An old map of Europe and the Middle east with many feature's distorted.
I love how you can hardly recognise Italy and how the gulf of Aden continues seemingly to China. This was an incredible map for it's time, though. Notice also that North was at the bottom.

The Problem With Warped Maps

The danger to having our belief inaccurately plotted is more dangerous than we think.

‘Right-ho!’ we say. ‘Unfurl the sails. Ready the compass. Align the map. South, we go!’ Only there are islands where there aren’t supposed to be. And sharp rocks. And endless sea. And we look behind us to realise we’ve influenced a fleet of other ships who trusted us and our map more than their own. When the hulls brake and the masts go down and the banners drown, what will we have wished? For better equipment? Faster ships?

We would have wished we knew better.

Because what we believe about our world drives our decisions. Like our map, what we believe to be true will have guided us, driven our decisions in a certain direction, and warped our idea of where we are and where we are going. We believe our actions have some sort of saving power in themselves and so we work slavishly without grace. We believe our looks or intelligence or immunity from influence are somehow our doing and so we nurture pride. We are the most important thing in the universe, so we despise our neighbours. There it is. Behind all our stupid decisions and wasteful time stands that one culprit: our believed un-truths. Peninsulas where peninsulas shouldn’t be. They drive us ever wrongly, decision by decision, onto the rocks, or out to sea, or away from home. I don’t mean what we think we believe. That hardly counts. I mean what we really believe. That lens, undetectable because it is so close, and we look through it at everything. That cold monster invisible but for the decisions and actions that flow from it.
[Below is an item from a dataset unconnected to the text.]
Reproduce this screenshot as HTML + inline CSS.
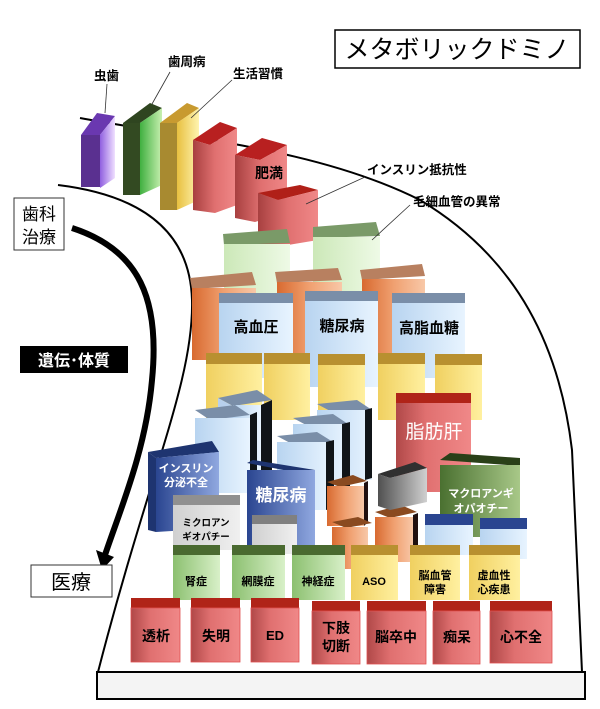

How easily we ignore the believed lies, the ignored truths, evident by our actions. They do more harm than we think. In the cold moments of decision when all we have to go by is a compass and our version of our world, how much can we really trust it? How accurate is it? How much have we worked to make it a true representation of reality?

Never enough.

But let us start now. Let us check what we believe and be humble enough to refine it. Let us remind and challenge each other. And let us pray and read the scriptures, always seeking, always listening, and always being suspicious of thinking we know the whole truth.

We must take the pursuit of truth seriously, as if our lives depend on it. Because they do. And those of others as well.